§ **Aim**: Please output the data below exactly as given, starting at its first line and stopping after the line that contains "exp_z = [4.98, 7.32, 8.37, 9.37, 8.43, 7.43]".

§ **Raw data**:
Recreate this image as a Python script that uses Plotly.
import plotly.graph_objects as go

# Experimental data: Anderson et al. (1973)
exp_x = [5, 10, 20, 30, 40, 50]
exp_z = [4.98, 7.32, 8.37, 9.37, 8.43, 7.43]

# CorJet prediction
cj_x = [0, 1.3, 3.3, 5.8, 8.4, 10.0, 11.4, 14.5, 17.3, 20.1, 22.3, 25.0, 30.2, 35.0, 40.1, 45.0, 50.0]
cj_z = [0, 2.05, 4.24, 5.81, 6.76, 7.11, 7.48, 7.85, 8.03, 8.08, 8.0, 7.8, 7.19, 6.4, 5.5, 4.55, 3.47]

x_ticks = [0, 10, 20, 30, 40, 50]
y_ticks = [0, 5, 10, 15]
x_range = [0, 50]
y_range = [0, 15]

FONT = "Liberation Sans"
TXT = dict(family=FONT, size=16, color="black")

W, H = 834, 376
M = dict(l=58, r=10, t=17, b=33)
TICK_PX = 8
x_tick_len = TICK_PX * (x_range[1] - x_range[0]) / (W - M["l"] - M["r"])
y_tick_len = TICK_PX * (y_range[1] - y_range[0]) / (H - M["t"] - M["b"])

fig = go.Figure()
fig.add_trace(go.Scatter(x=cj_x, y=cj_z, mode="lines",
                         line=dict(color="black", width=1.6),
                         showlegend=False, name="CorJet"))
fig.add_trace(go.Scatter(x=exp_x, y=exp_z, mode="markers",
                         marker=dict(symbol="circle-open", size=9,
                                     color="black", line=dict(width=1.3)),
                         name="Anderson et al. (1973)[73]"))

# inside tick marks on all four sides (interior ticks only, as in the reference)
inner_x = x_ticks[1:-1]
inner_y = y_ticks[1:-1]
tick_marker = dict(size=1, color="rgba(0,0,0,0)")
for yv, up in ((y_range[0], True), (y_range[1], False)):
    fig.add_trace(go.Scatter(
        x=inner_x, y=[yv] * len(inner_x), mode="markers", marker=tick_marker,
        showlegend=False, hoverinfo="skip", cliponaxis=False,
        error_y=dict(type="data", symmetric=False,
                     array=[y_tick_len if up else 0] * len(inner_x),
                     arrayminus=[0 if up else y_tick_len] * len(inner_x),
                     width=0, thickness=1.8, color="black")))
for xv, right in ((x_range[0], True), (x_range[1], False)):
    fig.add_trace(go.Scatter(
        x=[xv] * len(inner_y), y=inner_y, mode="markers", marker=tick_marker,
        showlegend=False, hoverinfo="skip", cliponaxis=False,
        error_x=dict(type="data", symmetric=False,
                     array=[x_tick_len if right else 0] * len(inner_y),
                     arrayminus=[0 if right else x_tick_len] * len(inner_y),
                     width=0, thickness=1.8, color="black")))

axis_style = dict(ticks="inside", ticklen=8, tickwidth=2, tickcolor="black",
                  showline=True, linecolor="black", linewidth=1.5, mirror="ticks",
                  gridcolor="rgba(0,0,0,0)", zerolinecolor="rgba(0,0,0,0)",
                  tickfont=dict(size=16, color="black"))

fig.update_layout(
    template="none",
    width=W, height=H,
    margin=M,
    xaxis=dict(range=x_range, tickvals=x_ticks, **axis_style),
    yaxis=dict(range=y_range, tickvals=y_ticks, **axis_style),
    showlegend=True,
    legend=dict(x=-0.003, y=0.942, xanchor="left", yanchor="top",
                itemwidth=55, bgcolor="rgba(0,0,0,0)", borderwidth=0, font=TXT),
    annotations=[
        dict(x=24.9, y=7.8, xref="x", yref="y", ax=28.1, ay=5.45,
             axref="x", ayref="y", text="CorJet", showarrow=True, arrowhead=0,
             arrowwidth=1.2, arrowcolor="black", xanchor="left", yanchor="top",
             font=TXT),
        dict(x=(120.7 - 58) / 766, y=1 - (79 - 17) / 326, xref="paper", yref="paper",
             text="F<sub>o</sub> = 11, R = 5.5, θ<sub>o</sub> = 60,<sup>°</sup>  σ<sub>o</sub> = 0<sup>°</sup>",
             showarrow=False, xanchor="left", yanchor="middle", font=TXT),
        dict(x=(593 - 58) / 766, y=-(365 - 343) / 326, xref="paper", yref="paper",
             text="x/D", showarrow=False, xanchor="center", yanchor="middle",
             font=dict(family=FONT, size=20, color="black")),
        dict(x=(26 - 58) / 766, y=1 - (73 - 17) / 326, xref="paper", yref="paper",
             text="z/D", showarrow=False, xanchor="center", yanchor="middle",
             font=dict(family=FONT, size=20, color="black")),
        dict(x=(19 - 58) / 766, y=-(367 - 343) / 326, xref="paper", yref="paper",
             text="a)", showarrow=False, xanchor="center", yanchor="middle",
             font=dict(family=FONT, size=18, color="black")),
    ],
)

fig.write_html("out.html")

§ **Task output**:
Recreate this image as a Python script that uses Plotly.
import plotly.graph_objects as go

# Experimental data: Anderson et al. (1973)
exp_x = [5, 10, 20, 30, 40, 50]
exp_z = [4.98, 7.32, 8.37, 9.37, 8.43, 7.43]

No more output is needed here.